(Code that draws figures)

** start **

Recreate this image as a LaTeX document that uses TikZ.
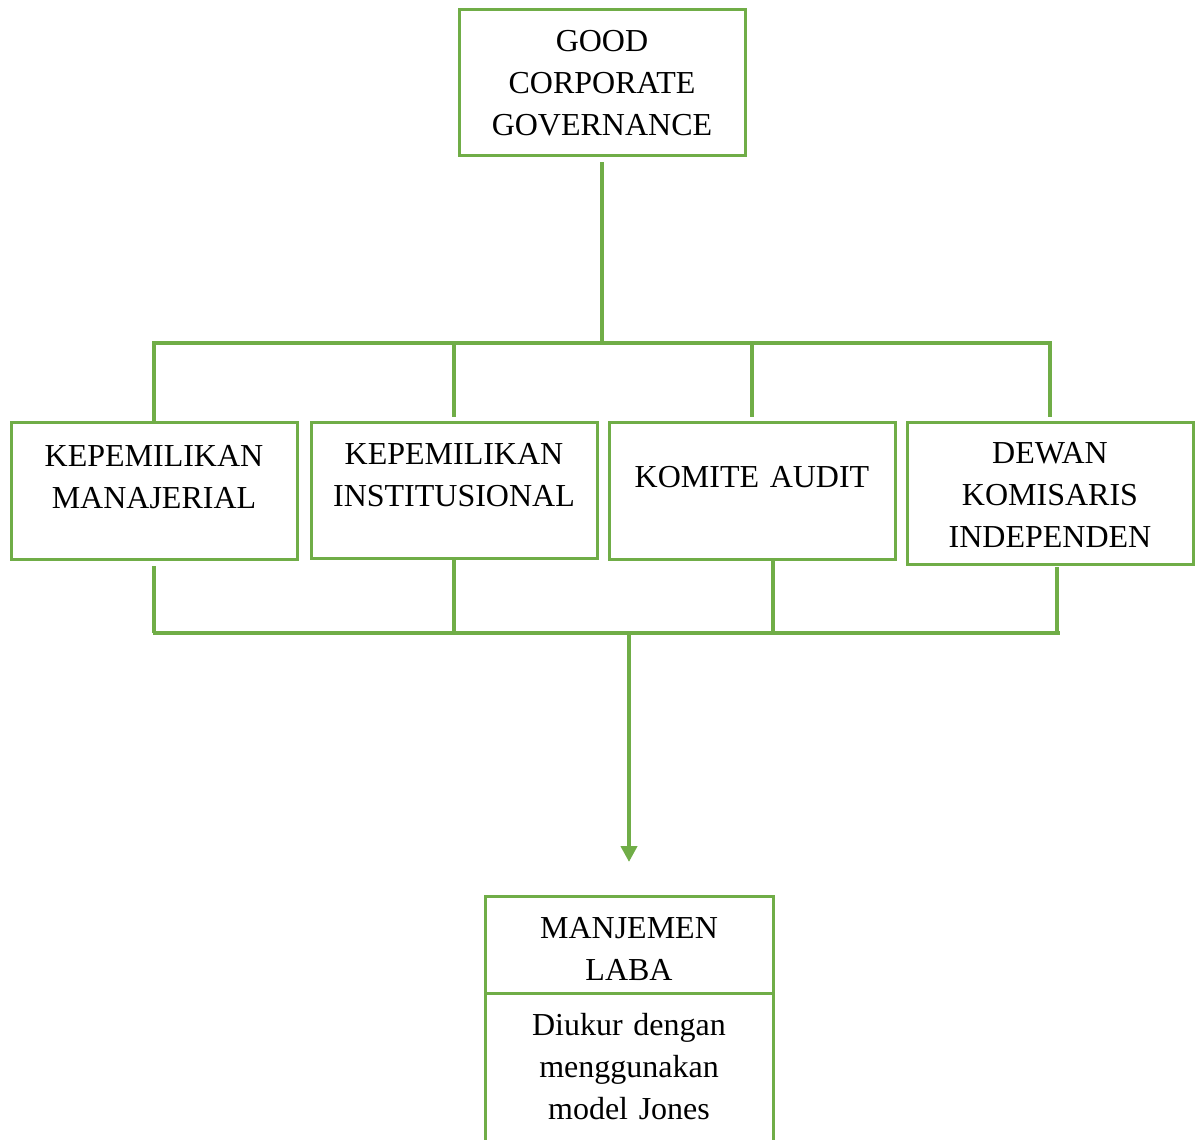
\documentclass[tikz,border=0pt]{standalone}
\usepackage{fontspec}
\setmainfont{Liberation Serif}
\usetikzlibrary{arrows.meta,positioning}
\definecolor{gcggreen}{HTML}{70AD47}

\begin{document}
\begin{tikzpicture}[
  x=0.5pt,
  y=-0.5pt,
  font=\fontsize{16}{21}\selectfont,
  frame/.style={draw=gcggreen, line width=1.5pt, inner sep=0pt, outer sep=0pt, anchor=north, align=center, minimum width=143pt, text width=143pt},
  link/.style={draw=gcggreen, line width=2pt},
  flow/.style={link, -{Triangle[length=8pt, width=8pt]}}
]
\useasboundingbox (0,0) rectangle (1199,1140);

\node[frame, text height=21pt, text depth=52pt] (gcg) at (602,9) {GOOD\\CORPORATE\\GOVERNANCE};

\node[frame, text height=22pt, text depth=46.5pt] (kman) at (154,422) {KEPEMILIKAN\\MANAJERIAL};
\node[frame, text height=21pt, text depth=47pt] (kins) at (454,422) {KEPEMILIKAN\\INSTITUSIONAL};
\node[frame, text height=32.5pt, text depth=36pt] (kaud) at (752,422) {KOMITE AUDIT};
\node[frame, text height=20.5pt, text depth=50.5pt] (dki) at (1050,422) {DEWAN\\KOMISARIS\\INDEPENDEN};

\node[frame, minimum width=144pt, text width=144pt, text height=21pt, text depth=27.5pt] (ml) at (629,896) {MANJEMEN\\LABA};
\node[frame, minimum width=144pt, text width=144pt, text height=21pt, text depth=65pt, below=0pt of ml] (mj) {Diukur dengan\\menggunakan\\model Jones};

\coordinate (tbL) at (152,343);
\coordinate (tbR) at (1052,343);
\coordinate (bbL) at (153,633);
\coordinate (bbR) at (1060,633);

\draw[link, shorten <=3.5pt] (gcg.south) -- (gcg.south |- tbL);
\draw[link] (tbL) -- (tbR);
\draw[link] (kman.north |- tbL) -- (kman.north);
\draw[link, shorten >=2.5pt] (kins.north |- tbL) -- (kins.north);
\draw[link, shorten >=2.5pt] (kaud.north |- tbL) -- (kaud.north);
\draw[link, shorten >=2.5pt] (dki.north |- tbL) -- (dki.north);

\draw[link, shorten <=3.5pt] (kman.south) -- (kman.south |- bbL);
\draw[link] (kins.south) -- (kins.south |- bbL);
\draw[link] ([xshift=10.5pt]kaud.south) -- ([xshift=10.5pt]kaud.south |- bbL);
\draw[link, shorten <=1.5pt] ([xshift=3.5pt]dki.south) -- ([xshift=3.5pt]dki.south |- bbL);
\draw[link] (bbL) -- (bbR);

\draw[flow] (ml.north |- bbL) -- ([yshift=17pt]ml.north);

\end{tikzpicture}
\end{document}
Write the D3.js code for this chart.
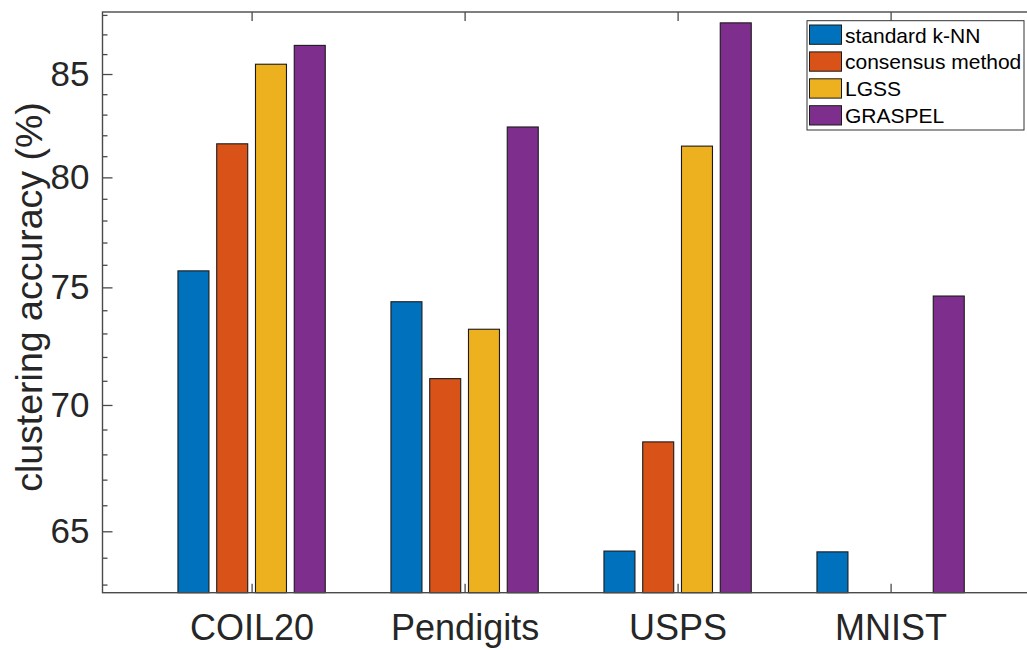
<!DOCTYPE html>
<html>
<head>
<meta charset="utf-8">
<script src="https://cdn.jsdelivr.net/npm/d3@7"></script>
<style>
  body { margin: 0; background: #fff; }
  svg { display: block; }
  text { font-family: "Liberation Sans", Arial, Helvetica, sans-serif; }
</style>
</head>
<body>
<script>
// data
var datasets = ["COIL20", "Pendigits", "USPS", "MNIST"];
var methods = ["standard k-NN", "consensus method", "LGSS", "GRASPEL"];
var colors = ["#0072BD", "#D95319", "#EDB120", "#7E2F8E"];
var knn = [75.73, 74.37, 64.25, 64.22];
var consensus = [81.59, 71.09, 68.50, null];
var lgss = [85.49, 73.18, 81.48, null];
var graspel = [86.44, 82.40, 87.59, 74.62];
var majorTicks = [65, 70, 75, 80, 85];
var minorTicks = d3.range(63, 89).filter(function(v){ return majorTicks.indexOf(v) < 0; });

var series = [knn, consensus, lgss, graspel];

var W = 1027, H = 650;
// note: "top" is a reserved window prop, so use ax_* names
var ax_left = 102.5, ax_right = 1039.7, ax_top = 12, ax_bottom = 592.7;
var axisColor = "#4a4a4a";

var svg = d3.select("body").append("svg")
	.attr("width", W)
	.attr("height", H);

var x = d3.scaleLinear().domain([0.3, 4.7]).range([ax_left, ax_right]);
var y = d3.scaleLog().domain([62.7, 88.15]).range([ax_bottom, ax_top]);

// matlab grouped bar layout: 4 bars per group
var step = 0.182;
var barW = 0.1455;

var bars = svg.append("g");
series.forEach(function(vals, j){
	vals.forEach(function(v, i){
		if(v === null) return;
		var cx = (i + 1) + (j - 1.5) * step;
		bars.append("rect")
			.attr("x", x(cx - barW / 2))
			.attr("y", y(v))
			.attr("width", x(cx + barW / 2) - x(cx - barW / 2))
			.attr("height", ax_bottom - y(v))
			.attr("fill", colors[j])
			.attr("stroke", "#1a1a1a")
			.attr("stroke-width", 1.1);
	});
});

// axes
var styleAxis = function(g){
	g.select(".domain").remove();
	g.selectAll(".tick line").attr("stroke", axisColor).attr("stroke-width", 1.3);
	g.selectAll(".tick text")
		.attr("fill", "#262626")
		.attr("font-size", "35px");
};

var yMajor = d3.axisLeft(y).tickValues(majorTicks).tickSize(-10).tickPadding(13).tickFormat(d3.format("d"));
var yMinor = d3.axisLeft(y).tickValues(minorTicks).tickSize(-5).tickFormat("");
svg.append("g").attr("transform", "translate(" + ax_left + ",0)").call(yMajor).call(styleAxis);
svg.append("g").attr("transform", "translate(" + ax_left + ",0)").call(yMinor).call(styleAxis);
svg.append("g").attr("transform", "translate(" + ax_right + ",0)")
	.call(d3.axisRight(y).tickValues(majorTicks).tickSize(-10).tickFormat("")).call(styleAxis);
svg.append("g").attr("transform", "translate(" + ax_right + ",0)")
	.call(d3.axisRight(y).tickValues(minorTicks).tickSize(-5).tickFormat("")).call(styleAxis);

var xBottom = d3.axisBottom(x).tickValues([1, 2, 3, 4]).tickSize(-9)
	.tickFormat(function(d){ return datasets[d - 1]; });
svg.append("g").attr("transform", "translate(0," + ax_bottom + ")").call(xBottom).call(styleAxis)
	.selectAll(".tick text").attr("dy", "0.71em").attr("y", 22).attr("font-size", "36px");
svg.append("g").attr("transform", "translate(0," + ax_top + ")")
	.call(d3.axisTop(x).tickValues([1, 2, 3, 4]).tickSize(-9).tickFormat("")).call(styleAxis);

// box
svg.append("rect")
	.attr("x", ax_left).attr("y", ax_top)
	.attr("width", ax_right - ax_left).attr("height", ax_bottom - ax_top)
	.attr("fill", "none")
	.attr("stroke", axisColor)
	.attr("stroke-width", 1.4);

// y label
svg.append("text")
	.attr("transform", "translate(42,297) rotate(-90)")
	.attr("text-anchor", "middle")
	.attr("fill", "#262626")
	.attr("font-size", "37.5px")
	.text("clustering accuracy (%)");

// legend
var legend = svg.append("g");
legend.append("rect")
	.attr("x", 807).attr("y", 20.7)
	.attr("width", 217).attr("height", 109.3)
	.attr("fill", "#fff")
	.attr("stroke", "#333")
	.attr("stroke-width", 1);
methods.forEach(function(m, j){
	var ly = 25 + j * 26.9;
	legend.append("rect")
		.attr("x", 809.5).attr("y", ly)
		.attr("width", 32).attr("height", 19.3)
		.attr("fill", colors[j])
		.attr("stroke", "#1a1a1a")
		.attr("stroke-width", 1);
	legend.append("text")
		.attr("x", 845).attr("y", ly + 17.5)
		.attr("fill", "#000")
		.attr("font-size", "21px")
		.text(m);
});
</script>
</body>
</html>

** end **

WORK TO COMPLETE:
Write the listing above out again exactly, dropping each image.

ANSWER FOR THE TASK:
Recreate this image as a LaTeX document that uses TikZ.
\documentclass[tikz,border=0pt]{standalone}
\usepackage{fontspec}
\setmainfont{Liberation Serif}
\usetikzlibrary{arrows.meta,positioning}
\definecolor{gcggreen}{HTML}{70AD47}

\begin{document}
\begin{tikzpicture}[
  x=0.5pt,
  y=-0.5pt,
  font=\fontsize{16}{21}\selectfont,
  frame/.style={draw=gcggreen, line width=1.5pt, inner sep=0pt, outer sep=0pt, anchor=north, align=center, minimum width=143pt, text width=143pt},
  link/.style={draw=gcggreen, line width=2pt},
  flow/.style={link, -{Triangle[length=8pt, width=8pt]}}
]
\useasboundingbox (0,0) rectangle (1199,1140);

\node[frame, text height=21pt, text depth=52pt] (gcg) at (602,9) {GOOD\\CORPORATE\\GOVERNANCE};

\node[frame, text height=22pt, text depth=46.5pt] (kman) at (154,422) {KEPEMILIKAN\\MANAJERIAL};
\node[frame, text height=21pt, text depth=47pt] (kins) at (454,422) {KEPEMILIKAN\\INSTITUSIONAL};
\node[frame, text height=32.5pt, text depth=36pt] (kaud) at (752,422) {KOMITE AUDIT};
\node[frame, text height=20.5pt, text depth=50.5pt] (dki) at (1050,422) {DEWAN\\KOMISARIS\\INDEPENDEN};

\node[frame, minimum width=144pt, text width=144pt, text height=21pt, text depth=27.5pt] (ml) at (629,896) {MANJEMEN\\LABA};
\node[frame, minimum width=144pt, text width=144pt, text height=21pt, text depth=65pt, below=0pt of ml] (mj) {Diukur dengan\\menggunakan\\model Jones};

\coordinate (tbL) at (152,343);
\coordinate (tbR) at (1052,343);
\coordinate (bbL) at (153,633);
\coordinate (bbR) at (1060,633);

\draw[link, shorten <=3.5pt] (gcg.south) -- (gcg.south |- tbL);
\draw[link] (tbL) -- (tbR);
\draw[link] (kman.north |- tbL) -- (kman.north);
\draw[link, shorten >=2.5pt] (kins.north |- tbL) -- (kins.north);
\draw[link, shorten >=2.5pt] (kaud.north |- tbL) -- (kaud.north);
\draw[link, shorten >=2.5pt] (dki.north |- tbL) -- (dki.north);

\draw[link, shorten <=3.5pt] (kman.south) -- (kman.south |- bbL);
\draw[link] (kins.south) -- (kins.south |- bbL);
\draw[link] ([xshift=10.5pt]kaud.south) -- ([xshift=10.5pt]kaud.south |- bbL);
\draw[link, shorten <=1.5pt] ([xshift=3.5pt]dki.south) -- ([xshift=3.5pt]dki.south |- bbL);
\draw[link] (bbL) -- (bbR);

\draw[flow] (ml.north |- bbL) -- ([yshift=17pt]ml.north);

\end{tikzpicture}
\end{document}
Write the D3.js code for this chart.
<!DOCTYPE html>
<html>
<head>
<meta charset="utf-8">
<script src="https://cdn.jsdelivr.net/npm/d3@7"></script>
<style>
  body { margin: 0; background: #fff; }
  svg { display: block; }
  text { font-family: "Liberation Sans", Arial, Helvetica, sans-serif; }
</style>
</head>
<body>
<script>
// data
var datasets = ["COIL20", "Pendigits", "USPS", "MNIST"];
var methods = ["standard k-NN", "consensus method", "LGSS", "GRASPEL"];
var colors = ["#0072BD", "#D95319", "#EDB120", "#7E2F8E"];
var knn = [75.73, 74.37, 64.25, 64.22];
var consensus = [81.59, 71.09, 68.50, null];
var lgss = [85.49, 73.18, 81.48, null];
var graspel = [86.44, 82.40, 87.59, 74.62];
var majorTicks = [65, 70, 75, 80, 85];
var minorTicks = d3.range(63, 89).filter(function(v){ return majorTicks.indexOf(v) < 0; });

var series = [knn, consensus, lgss, graspel];

var W = 1027, H = 650;
// note: "top" is a reserved window prop, so use ax_* names
var ax_left = 102.5, ax_right = 1039.7, ax_top = 12, ax_bottom = 592.7;
var axisColor = "#4a4a4a";

var svg = d3.select("body").append("svg")
	.attr("width", W)
	.attr("height", H);

var x = d3.scaleLinear().domain([0.3, 4.7]).range([ax_left, ax_right]);
var y = d3.scaleLog().domain([62.7, 88.15]).range([ax_bottom, ax_top]);

// matlab grouped bar layout: 4 bars per group
var step = 0.182;
var barW = 0.1455;

var bars = svg.append("g");
series.forEach(function(vals, j){
	vals.forEach(function(v, i){
		if(v === null) return;
		var cx = (i + 1) + (j - 1.5) * step;
		bars.append("rect")
			.attr("x", x(cx - barW / 2))
			.attr("y", y(v))
			.attr("width", x(cx + barW / 2) - x(cx - barW / 2))
			.attr("height", ax_bottom - y(v))
			.attr("fill", colors[j])
			.attr("stroke", "#1a1a1a")
			.attr("stroke-width", 1.1);
	});
});

// axes
var styleAxis = function(g){
	g.select(".domain").remove();
	g.selectAll(".tick line").attr("stroke", axisColor).attr("stroke-width", 1.3);
	g.selectAll(".tick text")
		.attr("fill", "#262626")
		.attr("font-size", "35px");
};

var yMajor = d3.axisLeft(y).tickValues(majorTicks).tickSize(-10).tickPadding(13).tickFormat(d3.format("d"));
var yMinor = d3.axisLeft(y).tickValues(minorTicks).tickSize(-5).tickFormat("");
svg.append("g").attr("transform", "translate(" + ax_left + ",0)").call(yMajor).call(styleAxis);
svg.append("g").attr("transform", "translate(" + ax_left + ",0)").call(yMinor).call(styleAxis);
svg.append("g").attr("transform", "translate(" + ax_right + ",0)")
	.call(d3.axisRight(y).tickValues(majorTicks).tickSize(-10).tickFormat("")).call(styleAxis);
svg.append("g").attr("transform", "translate(" + ax_right + ",0)")
	.call(d3.axisRight(y).tickValues(minorTicks).tickSize(-5).tickFormat("")).call(styleAxis);

var xBottom = d3.axisBottom(x).tickValues([1, 2, 3, 4]).tickSize(-9)
	.tickFormat(function(d){ return datasets[d - 1]; });
svg.append("g").attr("transform", "translate(0," + ax_bottom + ")").call(xBottom).call(styleAxis)
	.selectAll(".tick text").attr("dy", "0.71em").attr("y", 22).attr("font-size", "36px");
svg.append("g").attr("transform", "translate(0," + ax_top + ")")
	.call(d3.axisTop(x).tickValues([1, 2, 3, 4]).tickSize(-9).tickFormat("")).call(styleAxis);

// box
svg.append("rect")
	.attr("x", ax_left).attr("y", ax_top)
	.attr("width", ax_right - ax_left).attr("height", ax_bottom - ax_top)
	.attr("fill", "none")
	.attr("stroke", axisColor)
	.attr("stroke-width", 1.4);

// y label
svg.append("text")
	.attr("transform", "translate(42,297) rotate(-90)")
	.attr("text-anchor", "middle")
	.attr("fill", "#262626")
	.attr("font-size", "37.5px")
	.text("clustering accuracy (%)");

// legend
var legend = svg.append("g");
legend.append("rect")
	.attr("x", 807).attr("y", 20.7)
	.attr("width", 217).attr("height", 109.3)
	.attr("fill", "#fff")
	.attr("stroke", "#333")
	.attr("stroke-width", 1);
methods.forEach(function(m, j){
	var ly = 25 + j * 26.9;
	legend.append("rect")
		.attr("x", 809.5).attr("y", ly)
		.attr("width", 32).attr("height", 19.3)
		.attr("fill", colors[j])
		.attr("stroke", "#1a1a1a")
		.attr("stroke-width", 1);
	legend.append("text")
		.attr("x", 845).attr("y", ly + 17.5)
		.attr("fill", "#000")
		.attr("font-size", "21px")
		.text(m);
});
</script>
</body>
</html>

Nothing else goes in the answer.